His property tax bill in Lakewood is about $16,000. The property taxes on the Alabama property is a pinch more than $2,000, he said.
A comparison of Illinois figures to those in the Yellowhammer State left one thought in Serwatka’s head, he said: “Man, we really were stupid for sticking around.”
Jenner to Florida
Jenner stuck around longer than he would have liked.
The 60-year-old Illinois native put his Cary house on the market in March last year and intended to move to Florida as soon as possible.
Taxes are lower there, and the weather will be better for his wife, who suffers from a chronic illness. Jenner, who had lived in McHenry County for 25 years, had been considering the move for more than a year. His property taxes had long before become a burden.
“Why would you stick around and get taxed to death here?” Jenner told the Northwest Herald in November.
Jenner and his family moved to Fort Myers in December.
Cunningham to Wisconsin
Cunningham is expected to resign sometime this summer to move to a new house across the border.
“He’s going to Wisconsin,” said Anderson, a friend of Cunningham’s.
“I haven’t received a resignation from him yet, but I believe that’s coming soon.”
Cunningham could not be reached for comment despite several phone calls.

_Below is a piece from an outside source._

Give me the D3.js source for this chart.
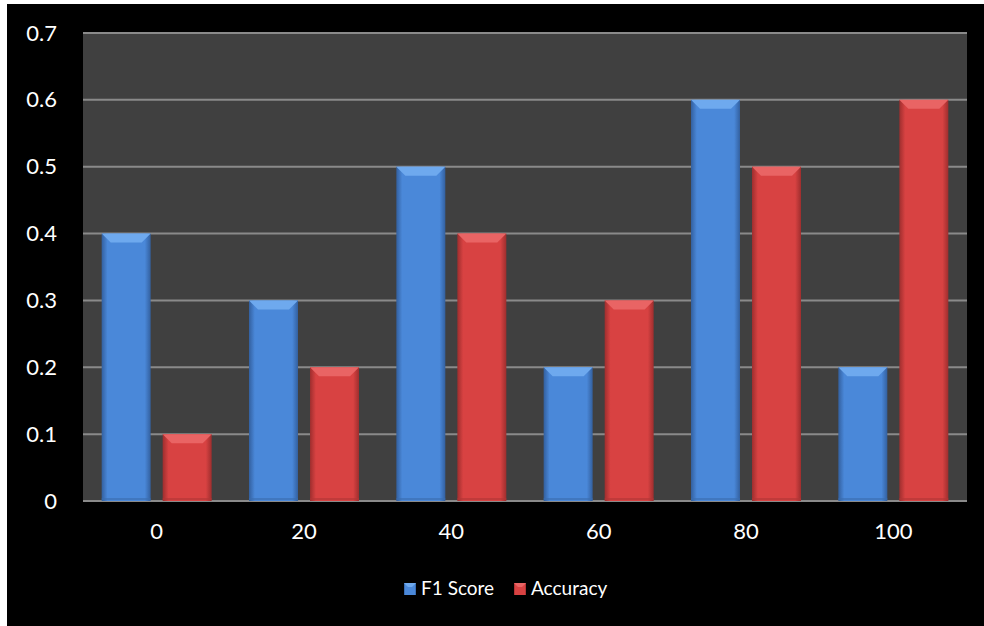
<!DOCTYPE html>
<html>
<head>
<meta charset="utf-8">
<script src="https://cdn.jsdelivr.net/npm/d3@7"></script>
<style>
  html, body { margin: 0; padding: 0; background: #ffffff; }
  svg { display: block; }
  text { font-family: Lato, "Open Sans", sans-serif; fill: #ffffff; }
</style>
</head>
<body>
<script>
// Chart data
const categories = ["0", "20", "40", "60", "80", "100"];
const seriesNames = ["F1 Score", "Accuracy"];
const f1Score = [0.4, 0.3, 0.5, 0.2, 0.6, 0.2];
const accuracy = [0.1, 0.2, 0.4, 0.3, 0.5, 0.6];
const yTicks = [0, 0.1, 0.2, 0.3, 0.4, 0.5, 0.6, 0.7];

const W = 984, H = 626;
const margin = { left: 83, right: 17, top: 33, bottom: 125 };

const svg = d3.select("body").append("svg")
  .attr("width", W).attr("height", H);

// Black chart area with a thin white border top-left
svg.append("rect").attr("x", 0).attr("y", 0).attr("width", W).attr("height", H).attr("fill", "#ffffff");
svg.append("rect").attr("x", 7).attr("y", 4).attr("width", W - 7).attr("height", H - 4).attr("fill", "#000000");

const x0 = d3.scaleBand().domain(categories)
  .range([margin.left, W - margin.right]).paddingInner(0).paddingOuter(0);
const y = d3.scaleLinear().domain([0, 0.7]).range([H - margin.bottom, margin.top]);

// Plot background
svg.append("rect")
  .attr("x", x0.range()[0]).attr("y", y(0.7))
  .attr("width", x0.range()[1] - x0.range()[0]).attr("height", y(0) - y(0.7))
  .attr("fill", "#404040");

// Gridlines
svg.append("g").selectAll("line").data(yTicks).join("line")
  .attr("x1", x0.range()[0]).attr("x2", x0.range()[1])
  .attr("y1", d => y(d)).attr("y2", d => y(d))
  .attr("stroke", "#8a8a8a").attr("stroke-width", 2);

// Y axis labels
const yAxis = d3.axisLeft(y).tickValues(yTicks).tickSize(0).tickPadding(0)
  .tickFormat(d => d === 0 ? "0" : d3.format(".1f")(d));
const gy = svg.append("g").attr("transform", `translate(${margin.left - 26},0)`).call(yAxis);
gy.select(".domain").remove();
gy.selectAll("text").attr("font-size", 22).attr("fill", "#fff")
  .style("font-family", "Lato, 'Open Sans', sans-serif");

// X axis labels
const xAxis = d3.axisBottom(x0).tickSize(0).tickPadding(0);
const gx = svg.append("g").attr("transform", `translate(0,${y(0) + 22})`).call(xAxis);
gx.select(".domain").remove();
gx.selectAll("text").attr("font-size", 22).attr("fill", "#fff")
  .style("font-family", "Lato, 'Open Sans', sans-serif");

// Bar palettes
const palettes = {
  "F1 Score": { id: "gBlue", edge: "#33609f", mid: "#4a88d9", top: "#6ea9ee", topEdge: "#5b98e3", bottom: "#3a6cae" },
  "Accuracy": { id: "gRed", edge: "#9e2e2e", mid: "#d84242", top: "#e96464", topEdge: "#e05252", bottom: "#b03636" }
};

const defs = svg.append("defs");
Object.values(palettes).forEach(p => {
  const g = defs.append("linearGradient").attr("id", p.id)
    .attr("x1", "0%").attr("x2", "100%").attr("y1", "0%").attr("y2", "0%");
  g.append("stop").attr("offset", "0%").attr("stop-color", p.edge);
  g.append("stop").attr("offset", "12%").attr("stop-color", p.mid);
  g.append("stop").attr("offset", "88%").attr("stop-color", p.mid);
  g.append("stop").attr("offset", "100%").attr("stop-color", p.edge);
});

const x1 = d3.scaleBand().domain(seriesNames).range([0, x0.bandwidth()])
  .paddingInner(0.197).paddingOuter(0.306);

const rows = categories.map((c, i) => ({ cat: c, vals: [
  { name: "F1 Score", v: f1Score[i] },
  { name: "Accuracy", v: accuracy[i] }
]}));

const bev = 9;
const groups = svg.append("g").selectAll("g").data(rows).join("g")
  .attr("transform", d => `translate(${x0(d.cat)},0)`);

const bars = groups.selectAll("g").data(d => d.vals).join("g");

bars.each(function(d) {
  const g = d3.select(this);
  const p = palettes[d.name];
  const bx = x1(d.name), bw = x1.bandwidth();
  const by = y(d.v), bh = y(0) - y(d.v);
  g.append("rect").attr("x", bx).attr("y", by).attr("width", bw).attr("height", bh)
    .attr("fill", `url(#${p.id})`);
  // bevelled top face
  g.append("path")
    .attr("d", `M${bx},${by} L${bx + bw},${by} L${bx + bw - bev},${by + bev} L${bx + bev},${by + bev} Z`)
    .attr("fill", p.top);
  // darker bottom lip
  g.append("rect").attr("x", bx).attr("y", y(0) - 3).attr("width", bw).attr("height", 2)
    .attr("fill", p.bottom).attr("opacity", 0.6);
});

// Legend
const legendY = 589;
const legendItems = [
  { name: "F1 Score", x: 404 },
  { name: "Accuracy", x: 514 }
];
const lg = svg.append("g").selectAll("g").data(legendItems).join("g")
  .attr("transform", d => `translate(${d.x},${legendY - 6})`);
lg.append("rect").attr("width", 12).attr("height", 12)
  .attr("fill", d => `url(#${palettes[d.name].id})`);
lg.append("path").attr("d", "M0,0 L12,0 L8,4 L4,4 Z")
  .attr("fill", d => palettes[d.name].top);
lg.append("text").attr("x", 17).attr("y", 12)
  .attr("font-size", 19).text(d => d.name);
</script>
</body>
</html>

Property records show that he sold his Wonder Lake home in May.
Anderson said the trustee’s decision to move was driven by a story eating up many McHenry County residents: high taxes.
A member of Anderson’s Tax Revolt slate, Cunningham was one of the supporting votes that pushed a binding referendum onto the November ballot asking voters whether the highway department should be eliminated.
McHenry Township Supervisor Craig Adams said Cunningham’s departure is problematic.
“He’s advocating to do this, and he’s saying the electors told him they want this done, but he’s not sticking around to see the results,” Adams said.
Serwatka said the decision to leave the state is becoming an easier one to make.
“I don’t see Illinois turning around,” he said. “At what point do you say you’ve paid your fair share?”